The most common mistake, and please do not beat yourself up if you made it
After working so many years with people who want to relocate, I have watched the same thing happen again and again. Which is...
In interviews, candidates focus so hard on the idea of moving that they forget the person across the table is looking for someone who cares about what the company does, what the team is building, and where the product is going.

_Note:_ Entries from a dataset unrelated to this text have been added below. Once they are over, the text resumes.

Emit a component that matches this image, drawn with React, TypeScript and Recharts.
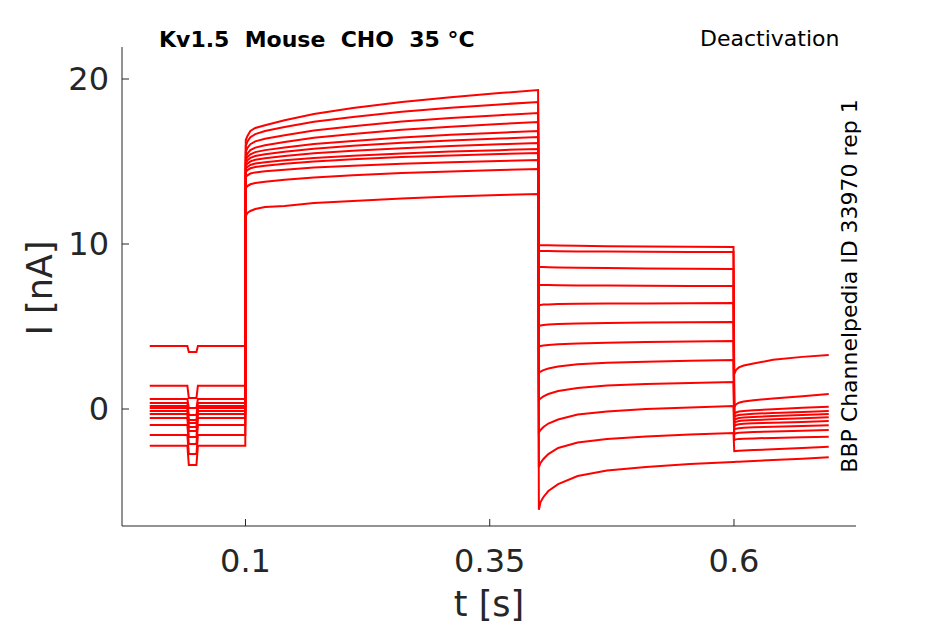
import { Line, LineChart, XAxis, YAxis } from "recharts";

// sample times per protocol segment [s]
const HOLD_T = [0.002, 0.0405, 0.042, 0.0498, 0.0513, 0.0998];
const ACT_T = [0.1003, 0.102, 0.105, 0.11, 0.12, 0.14, 0.17, 0.21, 0.26, 0.31, 0.36, 0.3995];
const TAIL_T = [0.4003, 0.402, 0.405, 0.41, 0.42, 0.44, 0.47, 0.51, 0.555, 0.5995];
const END_T = [0.6003, 0.602, 0.605, 0.61, 0.62, 0.64, 0.67, 0.697];

// holding current and the short test pulse [nA], one value per sweep
const HOLD_I = [3.82, 1.41, 0.61, 0.36, 0.18, 0.06, -0.12, -0.3, -0.55, -0.97, -1.58, -2.22];
const PULSE_I = [3.45, 0.67, 0.06, -0.36, -0.67, -0.85, -1.09, -1.33, -1.7, -2.12, -2.73, -3.39];

// activation step 0.1 - 0.4 s
const ACT_I = [
  [16.3, 16.55, 16.85, 17.03, 17.2, 17.5, 17.88, 18.24, 18.6, 18.9, 19.15, 19.33],
  [15.94, 16.21, 16.47, 16.66, 16.85, 17.09, 17.41, 17.7, 18.02, 18.26, 18.46, 18.61],
  [15.58, 15.82, 16.05, 16.22, 16.38, 16.59, 16.88, 17.14, 17.42, 17.63, 17.81, 17.94],
  [15.27, 15.48, 15.69, 15.84, 15.99, 16.18, 16.44, 16.67, 16.92, 17.11, 17.27, 17.39],
  [15.09, 15.27, 15.44, 15.57, 15.69, 15.85, 16.06, 16.25, 16.46, 16.62, 16.75, 16.85],
  [14.91, 15.07, 15.22, 15.33, 15.44, 15.59, 15.77, 15.95, 16.13, 16.28, 16.39, 16.48],
  [14.73, 14.87, 15.01, 15.11, 15.2, 15.33, 15.5, 15.65, 15.81, 15.94, 16.04, 16.12],
  [14.55, 14.67, 14.79, 14.88, 14.96, 15.07, 15.22, 15.35, 15.49, 15.6, 15.69, 15.76],
  [14.36, 14.48, 14.59, 14.67, 14.75, 14.86, 15.0, 15.13, 15.27, 15.37, 15.46, 15.52],
  [14.06, 14.16, 14.27, 14.34, 14.41, 14.5, 14.63, 14.74, 14.86, 14.96, 15.03, 15.09],
  [13.39, 13.51, 13.62, 13.7, 13.78, 13.89, 14.03, 14.16, 14.3, 14.4, 14.49, 14.55],
  [11.7, 11.88, 12.0, 12.12, 12.24, 12.3, 12.48, 12.61, 12.76, 12.88, 12.97, 13.03]
];

// tail currents 0.4 - 0.6 s
const TAIL_I = [
  [9.94, 9.93, 9.92, 9.92, 9.91, 9.89, 9.87, 9.85, 9.84, 9.82],
  [9.58, 9.57, 9.57, 9.57, 9.56, 9.55, 9.54, 9.53, 9.52, 9.52],
  [8.61, 8.6, 8.6, 8.59, 8.58, 8.56, 8.54, 8.52, 8.5, 8.48],
  [7.52, 7.52, 7.51, 7.51, 7.5, 7.49, 7.48, 7.47, 7.46, 7.45],
  [6.3, 6.31, 6.33, 6.34, 6.36, 6.38, 6.39, 6.4, 6.41, 6.42],
  [5.03, 5.06, 5.09, 5.12, 5.15, 5.19, 5.22, 5.24, 5.26, 5.27],
  [3.79, 3.82, 3.85, 3.88, 3.92, 3.97, 4.02, 4.06, 4.09, 4.12],
  [2.21, 2.27, 2.36, 2.45, 2.58, 2.71, 2.8, 2.87, 2.92, 2.97],
  [0.55, 0.64, 0.76, 0.91, 1.09, 1.27, 1.42, 1.52, 1.58, 1.64],
  [-1.42, -1.27, -1.09, -0.88, -0.64, -0.33, -0.15, 0.0, 0.09, 0.18],
  [-3.52, -3.27, -3.03, -2.73, -2.36, -2.03, -1.82, -1.67, -1.55, -1.45],
  [-6.1, -5.64, -5.33, -4.97, -4.55, -4.06, -3.73, -3.52, -3.33, -3.21]
];

// final step 0.6 - 0.7 s
const END_I = [
  [2.12, 2.36, 2.52, 2.64, 2.76, 2.98, 3.16, 3.28],
  [0.12, 0.28, 0.38, 0.45, 0.53, 0.64, 0.78, 0.91],
  [-0.3, -0.21, -0.15, -0.12, -0.07, -0.01, 0.07, 0.14],
  [-0.48, -0.41, -0.36, -0.33, -0.29, -0.24, -0.18, -0.12],
  [-0.67, -0.6, -0.55, -0.51, -0.48, -0.43, -0.36, -0.3],
  [-0.85, -0.78, -0.73, -0.7, -0.67, -0.62, -0.56, -0.5],
  [-1.03, -0.97, -0.93, -0.9, -0.87, -0.83, -0.78, -0.73],
  [-1.24, -1.19, -1.16, -1.14, -1.11, -1.08, -1.03, -0.99],
  [-1.52, -1.47, -1.44, -1.42, -1.39, -1.36, -1.31, -1.27],
  [-1.88, -1.84, -1.81, -1.8, -1.78, -1.75, -1.71, -1.68],
  [-2.55, -2.54, -2.53, -2.52, -2.49, -2.44, -2.36, -2.28],
  [-3.21, -3.2, -3.19, -3.18, -3.15, -3.09, -3.01, -2.93]
];

const X_TICKS = [0.1, 0.35, 0.6];
const Y_TICKS = [0, 10, 20];

const TIMES = [...HOLD_T, ...ACT_T, ...TAIL_T, ...END_T];
const SWEEPS = HOLD_I.map((h, i) => [
  h, h, PULSE_I[i], PULSE_I[i], h, h,
  ...ACT_I[i], ...TAIL_I[i], ...END_I[i]
]);

const data = TIMES.map((t, k) => {
  const row: Record<string, number> = { t };
  SWEEPS.forEach((sweep, i) => {
    row[`s${i}`] = sweep[k];
  });
  return row;
});

const FONT = "DejaVu Sans";
const INK = "#262626";

export default function App() {
  const tick = { fill: INK, fontSize: 32, fontFamily: FONT };

  return (
    <div style={{ position: "absolute", left: 0, top: 0, width: 945, height: 624, background: "#fff" }}>
      <LineChart width={945} height={624} data={data} margin={{ top: 47, right: 89, bottom: 38, left: 52 }}>
        <XAxis
          type="number"
          dataKey="t"
          domain={[-0.0264, 0.7249]}
          ticks={X_TICKS}
          interval={0}
          allowDataOverflow
          height={60}
          tickSize={-7}
          tickMargin={30}
          stroke={INK}
          tick={tick}
        />
        <YAxis
          type="number"
          domain={[-7.09, 21.94]}
          ticks={Y_TICKS}
          interval={0}
          allowDataOverflow
          width={70}
          tickSize={-7}
          tickMargin={20}
          stroke={INK}
          tick={tick}
        />
        {SWEEPS.map((_, i) => (
          <Line
            key={i}
            dataKey={`s${i}`}
            type="linear"
            stroke="#ff0000"
            strokeWidth={2}
            dot={false}
            isAnimationActive={false}
          />
        ))}
      </LineChart>
      <svg
        width={945}
        height={624}
        style={{ position: "absolute", left: 0, top: 0, pointerEvents: "none" }}
        fontFamily={FONT}
      >
        <text x={159} y={47} fontSize={22} fontWeight="bold" fill="#000" style={{ whiteSpace: "pre" }}>
          {"Kv1.5  Mouse  CHO  35 °C"}
        </text>
        <text x={839.5} y={46} fontSize={22} fill="#000" textAnchor="end">
          Deactivation
        </text>
        <text
          x={857}
          y={286}
          fontSize={22}
          fill="#000"
          textAnchor="middle"
          transform="rotate(-90 857 286)"
        >
          BBP Channelpedia ID 33970 rep 1
        </text>
        <text x={489} y={616} fontSize={35} fill={INK} textAnchor="middle">
          t [s]
        </text>
        <text x={52} y={288} fontSize={35} fill={INK} textAnchor="middle" transform="rotate(-90 52 288)">
          I [nA]
        </text>
      </svg>
    </div>
  );
}
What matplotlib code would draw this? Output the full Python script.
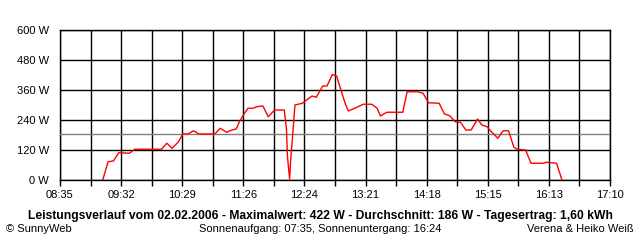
import matplotlib.pyplot as plt
import numpy as np

zeiten = ["09:15", "09:20", "09:25", "09:30", "09:40", "09:45", "10:10", "10:15",
          "10:20", "10:26", "10:30", "10:35", "10:40", "10:45", "11:00", "11:05",
          "11:11", "11:16", "11:20", "11:23", "11:28", "11:31", "11:36", "11:39",
          "11:45", "11:50", "11:56", "12:05", "12:07", "12:08", "12:10", "12:11",
          "12:13", "12:15", "12:22", "12:26", "12:31", "12:35", "12:41", "12:45",
          "12:50", "12:54", "12:59", "13:02", "13:05", "13:11", "13:19", "13:27",
          "13:32", "13:35", "13:41", "13:56", "14:00", "14:10", "14:15", "14:18",
          "14:20", "14:30", "14:35", "14:40", "14:45", "14:50", "14:55", "15:00",
          "15:06", "15:10", "15:15", "15:18", "15:25", "15:30", "15:35", "15:40",
          "15:43", "15:51", "15:56", "16:08", "16:10", "16:20", "16:25"]
leistung = [0, 73, 76, 109, 107, 123, 123, 147,
            127, 153, 184, 184, 197, 184, 184, 207,
            191, 200, 204, 233, 269, 287, 287, 293,
            296, 253, 280, 280, 207, 93, 3, 80,
            187, 300, 307, 320, 336, 331, 376, 376,
            422, 416, 347, 307, 276, 287, 303, 303,
            287, 256, 271, 271, 353, 353, 347, 324,
            309, 307, 264, 257, 233, 231, 200, 200,
            244, 220, 213, 197, 167, 197, 197, 131,
            123, 120, 67, 67, 71, 67, 0]
durchschnitt = 186

x_labels = ["08:35", "09:32", "10:29", "11:26", "12:24", "13:21", "14:18", "15:15", "16:13", "17:10"]
y_ticks = [0, 120, 240, 360, 480, 600]


def minuten(s):
    h, m = s.split(":")
    return int(h) * 60 + int(m)


t = [minuten(z) for z in zeiten]
x0, x1 = minuten(x_labels[0]), minuten(x_labels[-1])

plt.rcParams['font.family'] = ['Liberation Sans', 'DejaVu Sans']

fig = plt.figure(figsize=(6.4, 2.4), dpi=100)
ax = fig.add_axes([60 / 640, 60 / 240, 550 / 640, 150 / 240])

ticks = np.linspace(x0, x1, 19)
ax.set_xticks(ticks)
ax.set_xticklabels([x_labels[i // 2] if i % 2 == 0 else "" for i in range(19)], fontsize=8)
ax.set_yticks(y_ticks)
ax.set_yticklabels([f"{v} W" for v in y_ticks], fontsize=8)
ax.set_xlim(x0, x1)
ax.set_ylim(0, 600)
ax.grid(True, color='black', linewidth=1.0)
ax.tick_params(axis='x', length=4, width=1.0, color='black', pad=3)
ax.tick_params(axis='y', length=0, pad=8)
for s in ax.spines.values():
    s.set_linewidth(1.0)

ax.axhline(durchschnitt, color='#808080', linewidth=1.0, zorder=3)
ax.plot(t, leistung, color='red', linewidth=1.0, zorder=4)

fig.text(0.5, 1 - 216 / 240,
         "Leistungsverlauf vom 02.02.2006 - Maximalwert: 422 W - Durchschnitt: 186 W - Tagesertrag: 1,60 kWh",
         ha='center', va='center', fontsize=8.7, fontweight='bold')
fig.text(6 / 640, 1 - 229 / 240, "© SunnyWeb", ha='left', va='center', fontsize=8)
fig.text(320 / 640, 1 - 229 / 240, "Sonnenaufgang: 07:35, Sonnenuntergang: 16:24",
         ha='center', va='center', fontsize=8)
fig.text(634 / 640, 1 - 229 / 240, "Verena & Heiko Weiß", ha='right', va='center', fontsize=8)

fig.savefig("out.png", dpi=100, facecolor='white')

It is obvious why this happens, and it is honest. Most people answer relocation questions by talking almost exclusively about wanting to move abroad, seeking a better quality of life, higher salaries paid in a hard currency, and getting away from a difficult situation in their home country. Occasionally, there is the extra detail of a neighbor who claimed a Spanish passport and went to live abroad, while you have no second nationality to fall back on. All of that is true, in the sense that, I get it: it’s a massive motivator. Any recruiter who opened a search from Singapore, from the Netherlands, or from the Basque Country in Spain already knows it and already assumes it. So actually, if you think it this way… your wish to relocate is not a surprise to anyone.